__TASK GOAL__.
Your task is to retype, word for word, the lines from the start of the data through the line holding "(0,0) rectangle (1173,1171);". Do not include the pictures.

▬▬▬

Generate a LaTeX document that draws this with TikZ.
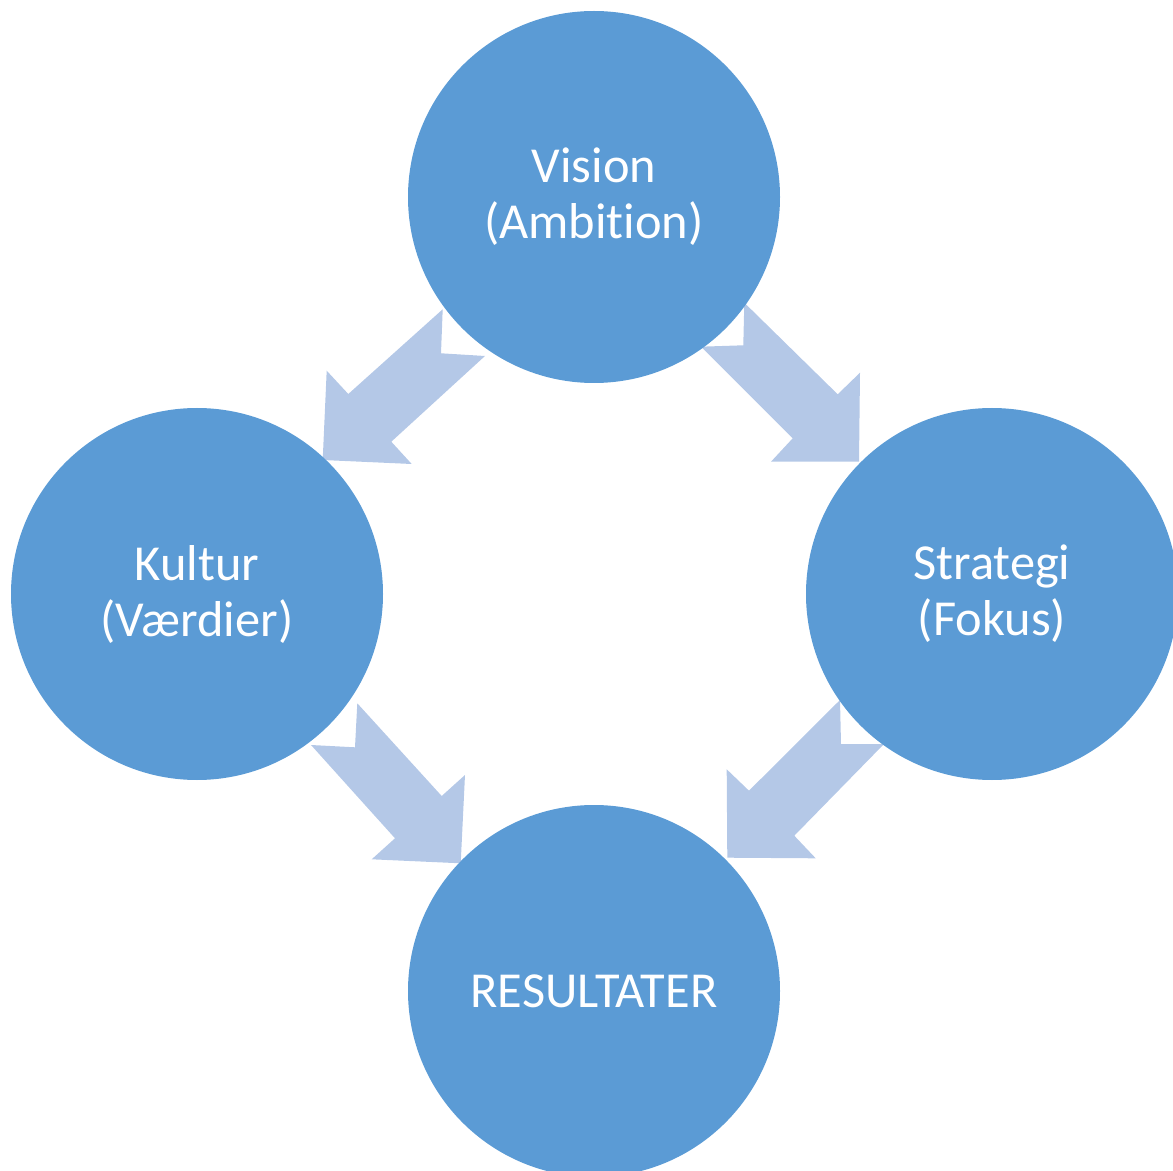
\documentclass[tikz,border=0pt]{standalone}
\usepackage{fontspec}
\setmainfont{Carlito}[Ligatures=NoCommon]
\definecolor{circleblue}{HTML}{5B9BD5}
\definecolor{arrowblue}{HTML}{B4C8E7}

\begin{document}
\begin{tikzpicture}[x=0.5pt,y=-0.5pt]
        \useasboundingbox (0,0) rectangle (1173,1171);

        % block arrows, behind the circles
        \begin{scope}[every path/.style={fill=arrowblue}]
          \fill (442.7,309.3) -- (348.3,394) -- (326.7,370.7) -- (322.7,460)
                -- (411.7,464) -- (391.3,441.7) -- (485,356) -- (441,353.3) -- cycle;
          \fill (744.3,302.7) -- (837.7,394.3) -- (860,372.7) -- (859,461.7)
                -- (771,461.7) -- (792.7,438.3) -- (701,346.7) -- (743.3,345.3) -- cycle;
          \fill (357.3,703.3) -- (441.7,796) -- (465,775) -- (460.7,863.3)
                -- (371.7,859.3) -- (395,838.3) -- (311,745) -- (355,747.3) -- cycle;
          \fill (840,700) -- (749,790.7) -- (726.7,769.3) -- (727.3,857.7)
                -- (815.7,858.3) -- (794.3,835.7) -- (884,744) -- (841,744) -- cycle;
        \end{scope}

        \begin{scope}[every node/.style={circle, fill=circleblue, minimum size=186pt,
            inner sep=0pt, align=center, text=white,
            font=\fontsize{25.2pt}{28pt}\selectfont}]
          \node (vision)    at (594,197) {Vision\\(Ambition)};
          \node (kultur)    at (197,594) {Kultur\\(Værdier)};
          \node (strategi)  at (992,594) {Strategi\\(Fokus)};
          \node (resultat)  at (594,991) {RESULTATER};
        \end{scope}

      \end{tikzpicture}
\end{document}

▬▬▬

__EXERCISE OUTPUT__.
Generate a LaTeX document that draws this with TikZ.
\documentclass[tikz,border=0pt]{standalone}
\usepackage{fontspec}
\setmainfont{Carlito}[Ligatures=NoCommon]
\definecolor{circleblue}{HTML}{5B9BD5}
\definecolor{arrowblue}{HTML}{B4C8E7}

\begin{document}
\begin{tikzpicture}[x=0.5pt,y=-0.5pt]
        \useasboundingbox (0,0) rectangle (1173,1171);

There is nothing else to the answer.